GOAL:
Extract the lines from the start through the line that holds "from bokeh.resources import INLINE", both included, omitting all images.
--- begin DATA SECTION ---
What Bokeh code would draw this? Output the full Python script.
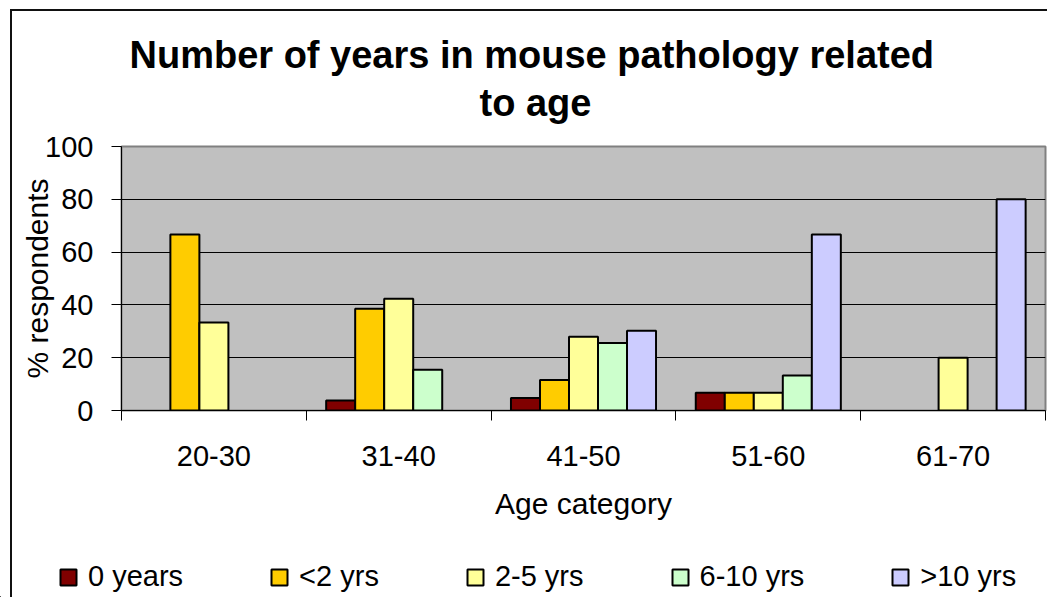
import numpy as np
from bokeh.plotting import figure
from bokeh.layouts import column, row
from bokeh.models import Range1d, FixedTicker, Title, Legend, LegendItem
from bokeh.embed import file_html
from bokeh.resources import INLINE

# ---- data ----
categories = ["20-30", "31-40", "41-50", "51-60", "61-70"]
series_names = ["0 years", "<2 yrs", "2-5 yrs", "6-10 yrs", ">10 yrs"]
zero_years = [0, 3.8, 4.7, 6.7, 0]
under_2_yrs = [66.7, 38.5, 11.6, 6.7, 0]
yrs_2_5 = [33.3, 42.3, 27.9, 6.7, 20.0]
yrs_6_10 = [0, 15.4, 25.6, 13.3, 0]
over_10_yrs = [0, 0, 30.2, 66.7, 80.0]
y_ticks = [0, 20, 40, 60, 80, 100]
colors = ["#800000", "#FFCC00", "#FFFF99", "#CCFFCC", "#CCCCFF"]

series_values = [zero_years, under_2_yrs, yrs_2_5, yrs_6_10, over_10_yrs]

FONT = "Liberation Sans"
W = 1047
H_MAIN, H_LEG = 545, 52
FRAME_TOP = 146
FRAME_H = 264

p = figure(width=W, height=H_MAIN, x_range=Range1d(0, len(categories)),
           y_range=Range1d(y_ticks[0], y_ticks[-1]),
           output_backend="svg", toolbar_location=None,
           min_border_left=121, min_border_right=2,
           min_border_top=FRAME_TOP, min_border_bottom=H_MAIN - FRAME_TOP - FRAME_H,
           background_fill_color="#C0C0C0", border_fill_color=None,
           outline_line_color="#808080", outline_line_width=2,
           x_axis_label="Age category", y_axis_label="% respondents")

# chart-area border (top and left edges) drawn behind the transparent canvas
p.styles = {
    "background-color": "white",
    "background-image": "linear-gradient(#111,#111), linear-gradient(#111,#111)",
    "background-size": "2px 100%, 100% 2px",
    "background-position": "10px 9px, 10px 9px",
    "background-repeat": "no-repeat",
}

# titles (p.title is the upper line; the added one sits next to the frame)
p.title.text = "Number of years in mouse pathology related"
p.title.align = "left"
p.title.offset = 8
p.title.standoff = -38
p.title.text_font = FONT
p.title.text_font_size = "38px"
p.title.text_font_style = "bold"
p.title.text_color = "black"
t2 = Title(text="to age", align="left", offset=358, standoff=46,
           text_font=FONT, text_font_size="38px",
           text_font_style="bold", text_color="black")
p.add_layout(t2, "above")

# bars
n = len(series_names)
bw = 0.157
centers = np.arange(len(categories)) + 0.5
for i, (vals, col) in enumerate(zip(series_values, colors)):
    xs = centers + (i - (n - 1) / 2) * bw
    v = np.asarray(vals, dtype=float)
    tops = np.where(v > 0, v, np.nan)
    p.vbar(x=xs, top=tops, width=bw, bottom=0, fill_color=col,
           line_color="black", line_width=2)

# x axis: labels at centres, tick marks at category boundaries
p.xaxis.ticker = FixedTicker(ticks=[float(c) for c in centers],
                             minor_ticks=list(range(len(categories) + 1)))
p.xaxis.major_label_overrides = {float(c): lab for c, lab in zip(centers, categories)}
p.xaxis.major_tick_line_color = None
p.xaxis.major_tick_out = 10
p.xaxis.major_tick_in = 0
p.xaxis.minor_tick_out = 10
p.xaxis.minor_tick_in = 0
p.xaxis.minor_tick_line_color = "black"
p.xaxis.major_label_standoff = 25
p.xaxis.axis_label_standoff = 18

# y axis
p.yaxis.ticker = FixedTicker(ticks=y_ticks)
p.yaxis.major_tick_out = 10
p.yaxis.major_tick_in = 0
p.yaxis.minor_tick_line_color = None
p.yaxis.major_label_standoff = 18
p.yaxis.axis_label_standoff = -12

for ax in (p.xaxis[0], p.yaxis[0]):
    ax.axis_line_color = "black"
    ax.major_label_text_font = FONT
    ax.major_label_text_font_size = "29px"
    ax.major_label_text_color = "black"
    ax.axis_label_text_font = FONT
    ax.axis_label_text_font_size = "30px"
    ax.axis_label_text_font_style = "normal"
    ax.axis_label_text_color = "black"

# grid
p.xgrid.grid_line_color = None
p.ygrid.ticker = FixedTicker(ticks=y_ticks[1:-1])
p.ygrid.grid_line_color = "black"
p.ygrid.grid_line_width = 1

# ---- legend strip (separate figure so nothing is clipped) ----
pl = figure(width=W, height=H_LEG, x_range=Range1d(0, 1), y_range=Range1d(0, 1),
            output_backend="svg", toolbar_location=None,
            x_axis_type=None, y_axis_type=None,
            min_border=0, min_border_left=0, min_border_right=0,
            min_border_top=0, min_border_bottom=0,
            outline_line_color=None, background_fill_color=None,
            border_fill_color=None)
pl.styles = {
    "background-color": "white",
    "background-image": "linear-gradient(#111,#111)",
    "background-size": "2px 100%",
    "background-position": "10px 0px",
    "background-repeat": "no-repeat",
}
items = []
for nm, col in zip(series_names, colors):
    # legend-only renderer: one bar placed outside the visible range
    r = pl.vbar(x=[-10.0], top=[-10.0], bottom=[-11.0], width=0.1, fill_color=col,
                line_color="black", line_width=2)
    items.append(LegendItem(label=nm, renderers=[r]))
legend = Legend(items=items, orientation="horizontal", location=(58, 4),
                glyph_width=20, glyph_height=20, label_standoff=10, spacing=86,
                padding=0, margin=0, border_line_color=None, background_fill_alpha=0,
                label_text_font=FONT, label_text_font_size="29px", label_text_color="black")
pl.add_layout(legend)

layout = column(p, row(pl, spacing=0), spacing=0)
open("out.html", "w").write(file_html(layout, INLINE))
--- end DATA SECTION ---
FULL OUTPUT:
What Bokeh code would draw this? Output the full Python script.
import numpy as np
from bokeh.plotting import figure
from bokeh.layouts import column, row
from bokeh.models import Range1d, FixedTicker, Title, Legend, LegendItem
from bokeh.embed import file_html
from bokeh.resources import INLINE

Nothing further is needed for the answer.